Special: Your #1 Arabic Translator.

The Arabic Language

While the first documented record of written Arabic dates from the early 4th century AD, its use in the early 7th century as the language of the Qur'an led Arabic to become the major world language that it is today. As Islam spread throughout the world, its chosen language did as well. Coupled with the rise of Islam, Arabic became the language of government as well as religion. Within 100 years after the introduction of the Qur'an, Arabic became the official language of a world empire whose boundaries stretched from the Oxus River in Central Asia to the Atlantic Ocean, and even northward into the Iberian Peninsula of Europe. As Islam continued to spread through the world, Arabic inherently followed.

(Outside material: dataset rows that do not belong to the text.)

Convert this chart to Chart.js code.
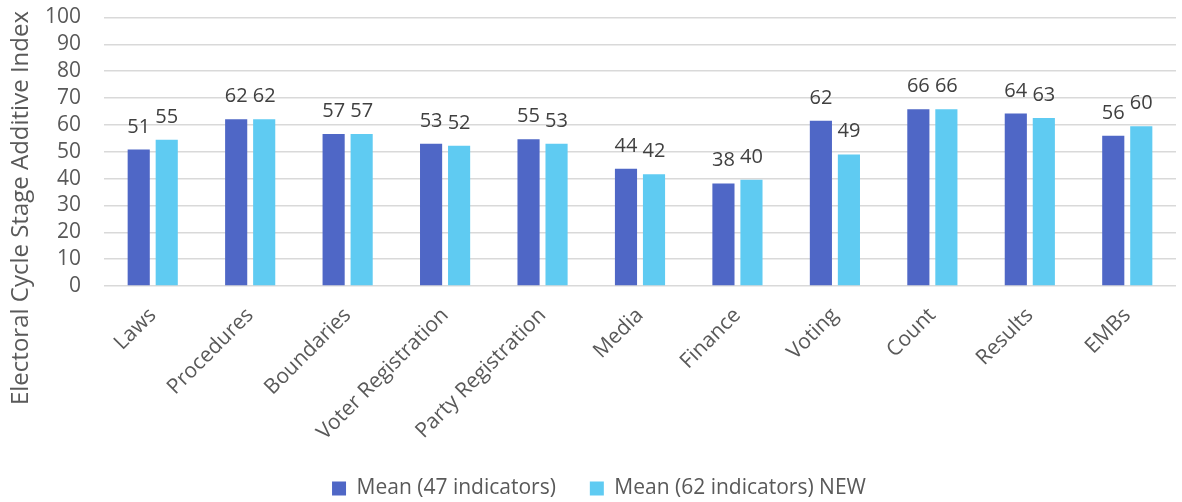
<!DOCTYPE html>
<html lang="en">
<head>
  <meta charset="UTF-8" />
  <title>Electoral Cycle Stage Additive Index</title>
  <script src="https://cdn.jsdelivr.net/npm/chart.js"></script>
  <style>
    html, body { margin: 0; padding: 0; background: #fff; }
    #wrap { width: 1182px; height: 502px; }
  </style>
</head>
<body>
  <div id="wrap"><canvas id="graphique"></canvas></div>

  <script>
    // données
    const stages = ['Laws', 'Procedures', 'Boundaries', 'Voter Registration', 'Party Registration',
      'Media', 'Finance', 'Voting', 'Count', 'Results', 'EMBs'];
    const mean47 = [50.8, 62.1, 56.6, 53.0, 54.7, 43.7, 38.2, 61.5, 65.8, 64.2, 56.0];
    const mean62 = [54.5, 62.1, 56.6, 52.2, 53.0, 41.6, 39.6, 49.0, 65.8, 62.6, 59.5];
    const yTicks = [0, 10, 20, 30, 40, 50, 60, 70, 80, 90, 100];
    const yTitle = 'Electoral Cycle Stage Additive Index';

    const FONT = '"Open Sans", sans-serif';

    // étiquettes de valeur au-dessus des barres + titre de l'axe Y
    const valueLabels = {
      id: 'valueLabels',
      afterDatasetsDraw(chart) {
        const ctx = chart.ctx;
        ctx.save();
        ctx.font = '20px ' + FONT;
        ctx.fillStyle = '#404040';
        ctx.textAlign = 'center';
        ctx.textBaseline = 'alphabetic';
        chart.data.datasets.forEach((ds, i) => {
          chart.getDatasetMeta(i).data.forEach((bar, j) => {
            ctx.fillText(Math.round(ds.data[j]), bar.x, bar.y - 17);
          });
        });
        ctx.restore();

        // titre vertical, centré sur la hauteur du graphique comme dans l'original
        ctx.save();
        ctx.font = '24px ' + FONT;
        ctx.fillStyle = '#595959';
        ctx.textAlign = 'center';
        ctx.textBaseline = 'middle';
        ctx.translate(21, 208);
        ctx.rotate(-Math.PI / 2);
        ctx.fillText(yTitle, 0, 0);
        ctx.restore();
      }
    };

    const ctx = document.getElementById('graphique').getContext('2d');

    const chart = new Chart(ctx, {
      type: 'bar',
      data: {
        labels: stages,
        datasets: [
          {
            label: 'Mean (47 indicators)',
            data: mean47,
            backgroundColor: '#4f67c6',
            barPercentage: 0.79,
            categoryPercentage: 0.575
          },
          {
            label: 'Mean (62 indicators) NEW',
            data: mean62,
            backgroundColor: '#5fcbf2',
            barPercentage: 0.79,
            categoryPercentage: 0.575
          }
        ]
      },
      options: {
        responsive: true,
        maintainAspectRatio: false,
        animation: false,
        layout: { padding: { top: 0, right: 6, left: 22, bottom: 0 } },
        scales: {
          x: {
            afterFit: (axis) => { axis.height = 158; },
            grid: { display: false },
            border: { display: false },
            ticks: {
              color: '#595959',
              font: { family: FONT, size: 21 },
              minRotation: 45,
              maxRotation: 45,
              autoSkip: false,
              padding: 9
            }
          },
          y: {
            min: 0,
            max: 100,
            afterBuildTicks: (axis) => { axis.ticks = yTicks.map(v => ({ value: v })); },
            afterFit: (axis) => {
              axis.width = 82;
              axis.paddingTop = 17.5;
            },
            grid: { color: '#d9d9d9', lineWidth: 1.5, drawTicks: false },
            border: { display: false },
            ticks: {
              color: '#595959',
              font: { family: FONT, size: 21 },
              autoSkip: false,
              padding: 23
            }
          }
        },
        plugins: {
          legend: {
            position: 'bottom',
            maxHeight: 58,
            labels: {
              color: '#595959',
              font: { family: FONT, size: 21 },
              boxWidth: 14,
              boxHeight: 14,
              padding: 34
            }
          },
          tooltip: { enabled: false }
        }
      },
      plugins: [valueLabels]
    });
  </script>
</body>
</html>
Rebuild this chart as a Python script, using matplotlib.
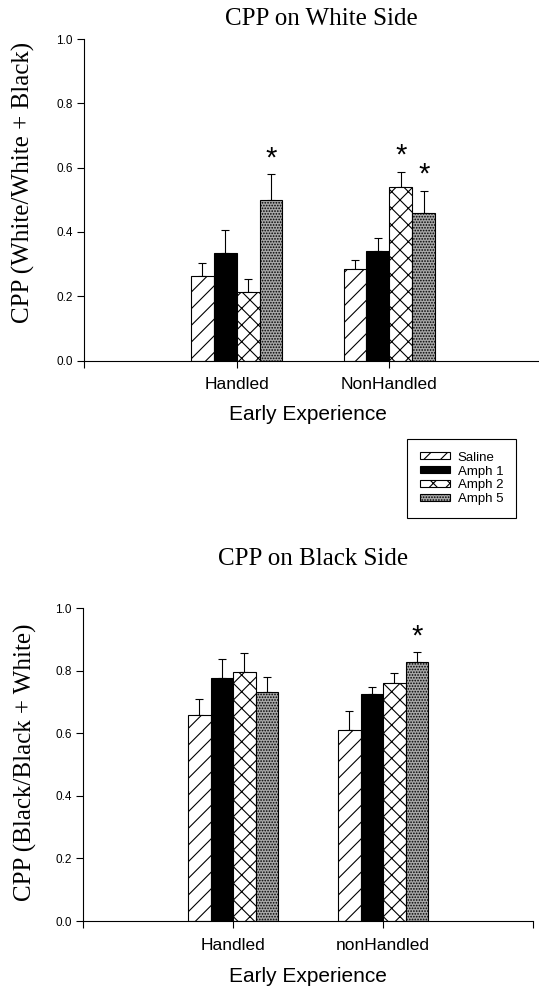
import numpy as np
import matplotlib
matplotlib.use("Agg")
import matplotlib.pyplot as plt

# groups and treatments
groups_white = ["Handled", "NonHandled"]
groups_black = ["Handled", "nonHandled"]
treatments = ["Saline", "Amph 1", "Amph 2", "Amph 5"]

# CPP on white side: means and upper error bar tops
white_mean = {
    "Saline": [0.263, 0.284],
    "Amph 1": [0.335, 0.340],
    "Amph 2": [0.214, 0.539],
    "Amph 5": [0.499, 0.458],
}
white_top = {
    "Saline": [0.302, 0.313],
    "Amph 1": [0.406, 0.382],
    "Amph 2": [0.253, 0.587],
    "Amph 5": [0.579, 0.528],
}
white_star = [("Amph 5", 0), ("Amph 2", 1), ("Amph 5", 1)]

# CPP on black side
black_mean = {
    "Saline": [0.660, 0.611],
    "Amph 1": [0.776, 0.727],
    "Amph 2": [0.797, 0.762],
    "Amph 5": [0.731, 0.829],
}
black_top = {
    "Saline": [0.711, 0.671],
    "Amph 1": [0.837, 0.747],
    "Amph 2": [0.858, 0.792],
    "Amph 5": [0.781, 0.860],
}
black_star = [("Amph 5", 1)]

styles = {
    "Saline": dict(facecolor="white", hatch="//"),
    "Amph 1": dict(facecolor="black", hatch=None),
    "Amph 2": dict(facecolor="white", hatch="xx"),
    "Amph 5": dict(facecolor="#a8a8a8", hatch="......"),
}

sans = "Liberation Sans"
serif = "Liberation Serif"
plt.rcParams["hatch.linewidth"] = 0.8

fig = plt.figure(figsize=(5.39, 9.89), dpi=100)


def panel(ax, groups, means, tops, stars):
    x = np.arange(1, len(groups) + 1)
    w = 0.15
    handles = []
    for i, t in enumerate(treatments):
        pos = x + (i - 1.5) * w
        m = np.array(means[t])
        e = np.array(tops[t]) - m
        st = styles[t]
        b = ax.bar(pos, m, w, facecolor=st["facecolor"], hatch=st["hatch"],
                   edgecolor="black", linewidth=0.8, label=t, zorder=2)
        ax.errorbar(pos, m, yerr=[np.zeros_like(e), e], fmt="none",
                    ecolor="black", elinewidth=0.8, capsize=3.2,
                    capthick=0.8, zorder=1)
        handles.append(b)
    for t, g in stars:
        i = treatments.index(t)
        ax.text(x[g] + (i - 1.5) * w, tops[t][g] + 0.05, "*",
                ha="center", va="center", fontsize=21, family=sans)
    ax.set_xlim(0, 3)
    ax.set_ylim(0, 1)
    ax.set_xticks([0, 1, 2, 3])
    ax.set_xticklabels([""] + groups + [""], fontsize=12.5, family=sans)
    ax.set_yticks(np.arange(0, 1.01, 0.2))
    ax.set_yticklabels(["%.1f" % v for v in np.arange(0, 1.01, 0.2)],
                       fontsize=8.5, family=sans)
    ax.tick_params(direction="out", length=5, width=0.8, pad=3)
    ax.tick_params(axis="x", pad=7)
    for s in ["top", "right"]:
        ax.spines[s].set_visible(False)
    for s in ["left", "bottom"]:
        ax.spines[s].set_linewidth(0.8)
    ax.patch.set_alpha(0)
    return handles


ax1 = fig.add_axes([84 / 539, 1 - 360.5 / 989, 458 / 539, 321.5 / 989])
h = panel(ax1, groups_white, white_mean, white_top, white_star)
ax2 = fig.add_axes([83 / 539, 1 - 921 / 989, 450 / 539, 312.7 / 989])
panel(ax2, groups_black, black_mean, black_top, black_star)

fig.text(321 / 539, 1 - 19 / 989, "CPP on White Side", ha="center",
         va="center", fontsize=18, family=serif)
fig.text(313 / 539, 1 - 559 / 989, "CPP on Black Side", ha="center",
         va="center", fontsize=18, family=serif)
fig.text(23 / 539, 1 - 182 / 989, "CPP (White/White + Black)", rotation=90,
         ha="center", va="center", fontsize=18, family=serif)
fig.text(25 / 539, 1 - 762 / 989, "CPP (Black/Black + White)", rotation=90,
         ha="center", va="center", fontsize=18, family=serif)
fig.text(308 / 539, 1 - 414 / 989, "Early Experience", ha="center",
         va="center", fontsize=15, family=sans)
fig.text(308 / 539, 1 - 977 / 989, "Early Experience", ha="center",
         va="center", fontsize=15, family=sans)

leg = fig.legend(handles=h, labels=treatments, loc="upper left",
                 bbox_to_anchor=(407 / 539, 1 - 439 / 989),
                 prop={"family": sans, "size": 9.5}, frameon=True,
                 fancybox=False, edgecolor="black", framealpha=1,
                 handlelength=2.3, handleheight=0.45, handletextpad=0.6,
                 labelspacing=0.15, borderpad=0.95, borderaxespad=0)
leg.get_frame().set_linewidth(0.8)

fig.savefig("out.png", dpi=100)
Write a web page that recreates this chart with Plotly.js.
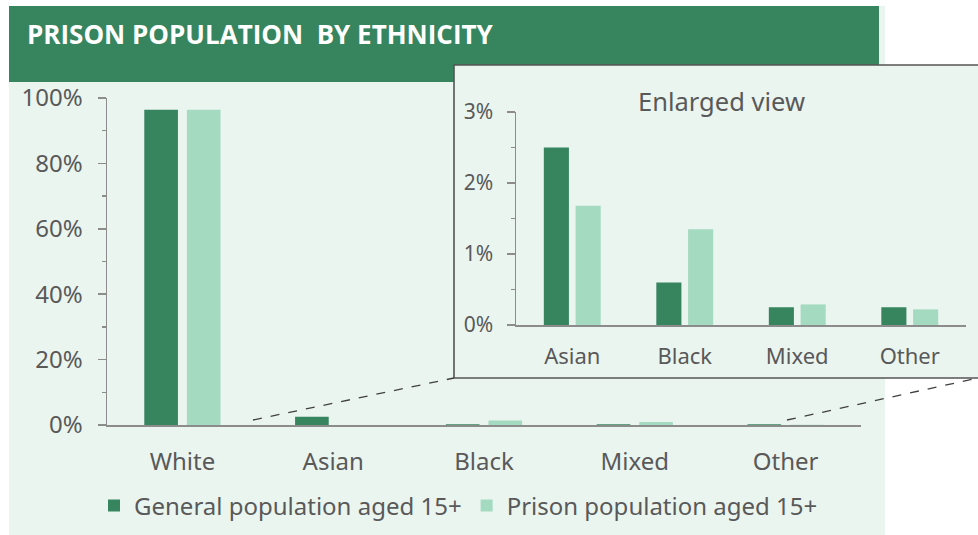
<!DOCTYPE html>
<html><head><meta charset="utf-8">
<script src="https://cdn.plot.ly/plotly-3.0.1.min.js"></script>
<style>
html,body{margin:0;padding:0;background:#fff;}
#chart{width:978px;height:535px;}
text[style*="Noto Sans"]{font-stretch:62.5%;}
</style></head><body><div id="chart"></div>
<script>
const categories = ['White','Asian','Black','Mixed','Other'];
const generalMain = [96.4, 2.5, 0.2, 0.2, 0.2];
const prisonMain = [96.4, 0, 1.4, 0.9, 0.1];
const insetCategories = ['Asian','Black','Mixed','Other'];
const generalInset = [2.5, 0.6, 0.25, 0.25];
const prisonInset = [1.68, 1.35, 0.29, 0.22];
const seriesNames = ['General population aged 15+','Prison population aged 15+'];
const mainTicks = [0,20,40,60,80,100];
const mainTickLabels = ['0%','20%','40%','60%','80%','100%'];
const insetTicks = [0,1,2,3];
const insetTickLabels = ['0%','1%','2%','3%'];

const W = 978, H = 535;
const px = x => x / W;
const py = y => 1 - y / H;
const DARK = '#36855F', LIGHT = '#A3DAC0', PANEL = '#EBF5F0', TXT = '#595959', AX = '#8C8C8C';
const FONT = "'Noto Sans ExtraCondensed', 'Noto Sans', sans-serif";

const traces = [
  {type:'bar', x:categories, y:generalMain, name:seriesNames[0], marker:{color:DARK}, xaxis:'x', yaxis:'y', hoverinfo:'skip'},
  {type:'bar', x:categories, y:prisonMain, name:seriesNames[1], marker:{color:LIGHT}, xaxis:'x', yaxis:'y', hoverinfo:'skip'},
  {type:'bar', x:insetCategories, y:generalInset, name:seriesNames[0], marker:{color:DARK}, xaxis:'x2', yaxis:'y2', showlegend:false, hoverinfo:'skip'},
  {type:'bar', x:insetCategories, y:prisonInset, name:seriesNames[1], marker:{color:LIGHT}, xaxis:'x2', yaxis:'y2', showlegend:false, hoverinfo:'skip'}
];

const layout = {
  width: W, height: H,
  margin: {l:0, r:0, t:0, b:0},
  paper_bgcolor: '#ffffff',
  plot_bgcolor: 'rgba(0,0,0,0)',
  barmode: 'group', bargap: 0.435, bargroupgap: 0.21,
  font: {family: FONT, color: TXT},
  showlegend: true,
  legend: {orientation:'h', x: px(94), xanchor:'left', y: py(506), yanchor:'middle',
           font:{family:FONT, size:24, color:TXT}, bgcolor:'rgba(0,0,0,0)', traceorder:'normal'},
  xaxis: {domain:[px(107), px(861)], anchor:'y', showline:true, linecolor:AX, linewidth:1.5,
          ticks:'', showgrid:false, zeroline:false, tickfont:{family:FONT, size:24, color:TXT},
          ticklabelstandoff: 15, fixedrange:true},
  yaxis: {domain:[py(425), py(98)], anchor:'x', range:[0,100], showline:true, linecolor:AX, linewidth:1.5,
          tickvals: mainTicks, ticktext: mainTickLabels, ticks:'outside', ticklen:8, tickcolor:AX, tickwidth:1.5,
          minor:{dtick:10, ticks:'outside', ticklen:4, tickcolor:AX, tickwidth:1.5, showgrid:false},
          showgrid:false, zeroline:false, tickfont:{family:FONT, size:24, color:TXT}, ticklabelstandoff: 10, fixedrange:true},
  xaxis2: {domain:[px(516), px(966)], anchor:'y2', showline:true, linecolor:AX, linewidth:1.5,
          ticks:'', showgrid:false, zeroline:false, tickfont:{family:FONT, size:22, color:TXT},
          ticklabelstandoff: 11, fixedrange:true},
  yaxis2: {domain:[py(325), py(112)], anchor:'x2', range:[0,3], showline:true, linecolor:AX, linewidth:1.5,
          tickvals: insetTicks, ticktext: insetTickLabels, ticks:'outside', ticklen:8, tickcolor:AX, tickwidth:1.5,
          minor:{dtick:0.5, ticks:'outside', ticklen:4, tickcolor:AX, tickwidth:1.5, showgrid:false},
          showgrid:false, zeroline:false, tickfont:{family:FONT, size:21, color:TXT}, ticklabelstandoff: 9, fixedrange:true},
  shapes: [
    {type:'rect', xref:'paper', yref:'paper', x0:px(9), x1:px(885), y0:py(6), y1:py(540), fillcolor:PANEL, line:{width:0}, layer:'below'},
    {type:'rect', xref:'paper', yref:'paper', x0:px(9), x1:px(879), y0:py(6), y1:py(82), fillcolor:DARK, line:{width:0}, layer:'below'},
    {type:'rect', xref:'paper', yref:'paper', x0:px(454), x1:px(990), y0:py(65), y1:py(378), fillcolor:PANEL, line:{width:1.6, color:'#555555'}, layer:'below'},
    {type:'line', xref:'paper', yref:'paper', x0:px(253), y0:py(420), x1:px(454), y1:py(378), line:{width:1.3, color:'#404040', dash:'dash'}},
    {type:'line', xref:'paper', yref:'paper', x0:px(787), y0:py(420), x1:px(978), y1:py(378), line:{width:1.3, color:'#404040', dash:'dash'}}
  ],
  annotations: [
    {xref:'paper', yref:'paper', x:px(25), y:py(34), xanchor:'left', yanchor:'middle', showarrow:false,
     text:'<b>PRISON POPULATION&nbsp; BY ETHNICITY</b>', font:{family:"'Open Sans', sans-serif", size:26, color:'#ffffff'}},
    {xref:'paper', yref:'paper', x:px(721), y:py(101), xanchor:'center', yanchor:'middle', showarrow:false,
     text:'Enlarged view', font:{family:FONT, size:25.5, color:TXT}}
  ]
};

Plotly.newPlot('chart', traces, layout, {staticPlot:true, displayModeBar:false});
</script></body></html>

"Unto Allah belongeth the Sovereignty of the heavens and the earth. Allah is Able to do all things." (Holy Qur'an, 2: 189)Holy Language

Arabic is the language of the Qur'an. Traditionally, Muslims deem it impossible to translate the Qur'an in a way that would reflect its exact meaning in a different language. Some schools of thought even maintain that it should not be translated at all.

Influence of Arabic on other languages

The influence of Arabic has been most profound in those countries dominated by Islam or Islamic power. Arabic is a major source of vocabulary for languages as diverse as Berber, Kurdish, Persian, Swahili, Urdu, Hindi (especially the spoken variety), Bengali, Turkish, Malay and Indonesian, as well as other languages in countries where these languages are spoken. For example the Arabic word for book /kita:b/ is used in all the languages listed, apart from Malay and Indonesian (where it specifically means "religious book"). In addition, Spanish and Portuguese both have large numbers of Arabic loan words. Other languages such as Maltese and Kinubi derive from Arabic, rather than merely borrowing vocabulary or grammar rules.

The terms borrowed range from religious terminology, academic terms (like Uyghur mentiq "logic"), economic items (like English "sugar") to placeholders (like Spanish fulano "so-and-so") and everyday conjunctions (like Urdu lekin "but".) Most Berber varieties (such as Kabyle), along with Swahili, borrow some numbers from Arabic. Most religious terms used by Muslims around the world are direct borrowings from Arabic, such as salat 'prayer' and imam 'prayer leader'. In languages not directly in contact with the Arab world, Arabic loanwords are often mediated by other languages rather than being transferred directly from Arabic; for example, most Arabic loanwords in Urdu entered through Persian, and many older Arabic loanwords in Hausa were borrowed from Kanuri.

In common with other European languages, many English words are derived from Arabic, often through other European languages, especially Spanish and Italian. Among them are commonly-used words like "sugar" (sukkar), "cotton" (qutn) and "magazine" (makhāzin). English words more recognizably of Arabic origin include "algebra", "alcohol", "alchemy", "alkali" and "zenith." Some words in common use, such as "intention" and "information", were originally calques of Arabic philosophical terms.